There are several reasons why feeding the treat from our hand may not be the way forward with either a person or a horse new to clicker training.
- The horse is new to people and has no idea about eating from a person’s hand.
- The person is nervous about offering food from their hand.
- The horse tends to mug the person once he realizes they have food in a pocket or pouch.
- The horse is not gentle about taking the food from the hand.
- Some horses are shy of people’s hands due to experience, or they don’t like taking food from a person’s hand.
In such situations, we can set up protected contact with a handy bucket or dish into which we toss the treat after the click.
We want the container situated so it’s easy to toss in the treats. We also want to use a container from which the horse can easily retrieve the treats.
In the video I’ve put a shallow round-bottomed bowl into the trough that sits on the gate. The depth and corners of the trough make it hard for the horse to retrieve a small strip of carrot or horse pellets.
In the video, I use the word CLICK (and clicker) to stand in for any marker sound you have chosen to use with your horse.
Charging the Clicker
‘Charging the Clicker’ is the first thing we must do when be begin clicker training. We want the horse to relate the sound of our ‘marker sound’ with the idea that a bit of food always follows that sound.
Some horses pick this up very quickly. Others need many short repeat sessions before they make the connection. For horses taught to wait to be told what to do next or get into trouble, the idea of offering a behavior may be a new idea.
This video clip demonstrates just one way of ‘Charging the Clicker’. It has the advantage of using protected contact – a barrier between horse and person. Until we start using food reinforcers with a horse, we don’t know how he will respond to the idea.
Protected contact keeps the person safe and some horses feel safer if a handler is on the other side of a fence. Using a hand-held target means the horse can easily find the YES answer that results in a click&treat.
To me, it feels more meaningful to the horse to ‘charge the clicker’ this way, rather than by waiting for the horse to move his head away from the handler. Using a target gives the horse a tangible destination for his behavior. Asking him to keep his head away from the treats goes totally against the nature of how horses find nourishment. It requires a ‘no’ answer rather than the ‘yes’ answer provided by touching nose to a target.

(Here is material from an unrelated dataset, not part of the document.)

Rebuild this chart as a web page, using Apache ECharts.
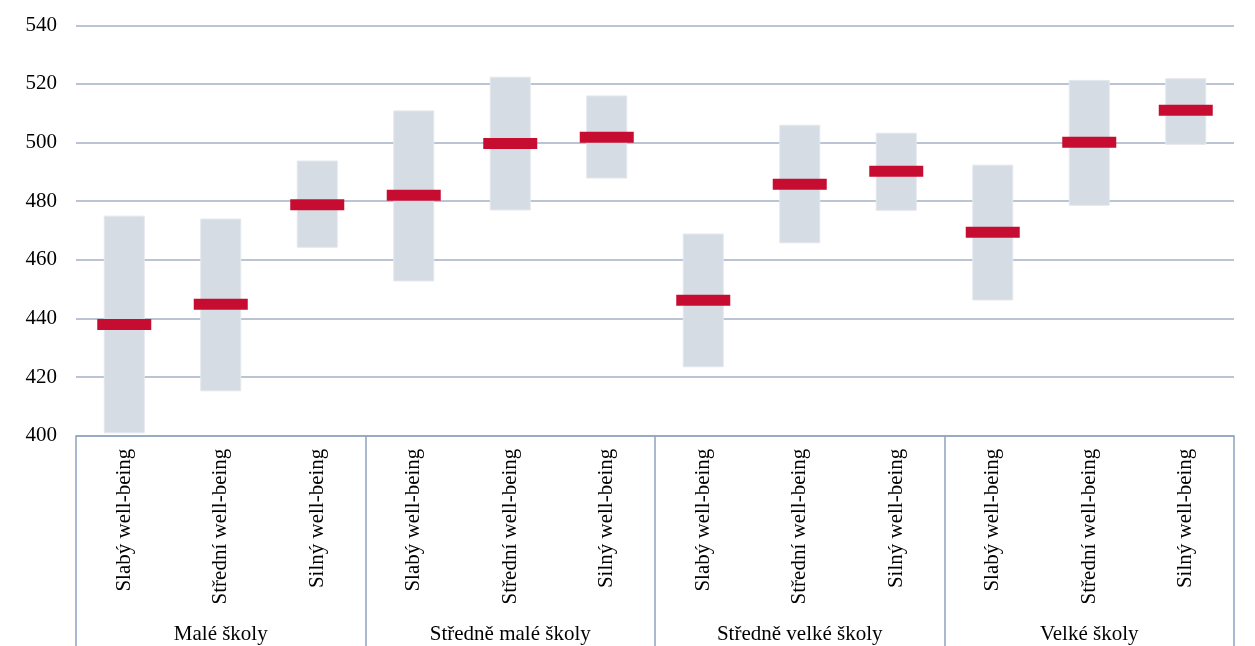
<!DOCTYPE html>
<html>
<head>
<meta charset="utf-8">
<script src="https://cdn.jsdelivr.net/npm/echarts@6/dist/echarts.min.js"></script>
<style>
html,body{margin:0;padding:0;background:#fff;}
#chart{width:1255px;height:646px;}
</style>
</head>
<body>
<div id="chart"></div>
<script>
var categories = ['Slabý well-being','Střední well-being','Silný well-being',
                  'Slabý well-being','Střední well-being','Silný well-being',
                  'Slabý well-being','Střední well-being','Silný well-being',
                  'Slabý well-being','Střední well-being','Silný well-being'];
var groups = ['Malé školy','Středně malé školy','Středně velké školy','Velké školy'];
var lowValues  = [401.0, 415.3, 464.3, 452.8, 477.0, 487.9, 423.5, 465.8, 476.9, 446.3, 478.6, 499.4];
var highValues = [474.9, 473.9, 493.7, 510.8, 522.3, 515.9, 468.8, 505.9, 503.2, 492.3, 521.2, 521.8];
var meanValues = [437.9, 444.8, 478.8, 482.0, 499.7, 501.8, 446.2, 485.8, 490.2, 469.4, 500.1, 511.0];
var yTicks = {min: 400, max: 540, interval: 20};

var FONT = '"Liberation Serif", "Times New Roman", serif';
var rangeData = categories.map(function(c, i){ return [i, lowValues[i], highValues[i]]; });
var meanData = categories.map(function(c, i){ return [i, meanValues[i]]; });

var chart = echarts.init(document.getElementById('chart'), null, {renderer:'canvas'});
chart.setOption({
  animation: false,
  backgroundColor: '#ffffff',
  grid: {left: 76, right: 21, top: 25.3, bottom: 210.3, containLabel: false},
  xAxis: [{
    type: 'category',
    position: 'bottom',
    data: categories,
    axisLine: {show: true, lineStyle: {color: '#8fa3be', width: 1.5}},
    axisTick: {show: false},
    axisLabel: {rotate: 90, margin: 13, fontFamily: FONT, fontSize: 21, color: '#000', interval: 0}
  }, {
    type: 'category',
    position: 'bottom',
    data: groups,
    axisLine: {show: false},
    axisTick: {show: true, length: 215, interval: 0, lineStyle: {color: '#8fa3be', width: 1.5}},
    axisLabel: {margin: 188, fontFamily: FONT, fontSize: 21, color: '#000', interval: 0},
    splitLine: {show: false}
  }],
  yAxis: {
    type: 'value',
    min: yTicks.min, max: yTicks.max, interval: yTicks.interval,
    axisLine: {show: false},
    axisTick: {show: false},
    axisLabel: {margin: 19, fontFamily: FONT, fontSize: 21, color: '#000'},
    splitLine: {show: true, lineStyle: {color: '#a3b1c6', width: 1.5}}
  },
  series: [{
    type: 'custom',
    xAxisIndex: 0,
    data: rangeData,
    encode: {x: 0, y: [1, 2]},
    renderItem: function(params, api){
      var x = api.value(0);
      var p1 = api.coord([x, api.value(1)]);
      var p2 = api.coord([x, api.value(2)]);
      var w = 40;
      return {
        type: 'rect',
        shape: {x: p1[0] - w/2, y: p2[1], width: w, height: p1[1] - p2[1]},
        style: {fill: '#d6dce4', stroke: '#e3e7ed', lineWidth: 1}
      };
    },
    z: 2
  }, {
    type: 'scatter',
    xAxisIndex: 0,
    data: meanData,
    symbol: 'rect',
    symbolSize: [54, 11],
    itemStyle: {color: '#c60c30', opacity: 1},
    z: 3
  }]
});
</script>
</body>
</html>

Once the horse understands the click&treat dynamic, we can work on keeping the head facing forward rather than seeking out the treat pouch.
We can also use this set-up when things are not going well. The horse may have developed the habit of mugging for the treats – pushing his nose into the person. It is totally normal horse foraging behavior – to follow their nose to a likely food source.
By using a bucket or dish, we separate the location of the retrievable food from the person’s body. That alone is a good reason to begin with this technique. Once the horse understands the concept and we understand how the horse is responding to the idea of working for food reinforcement, we can work toward offering the food in our outstretched hand. We can make the switch to hand-feeding while still in protected contact.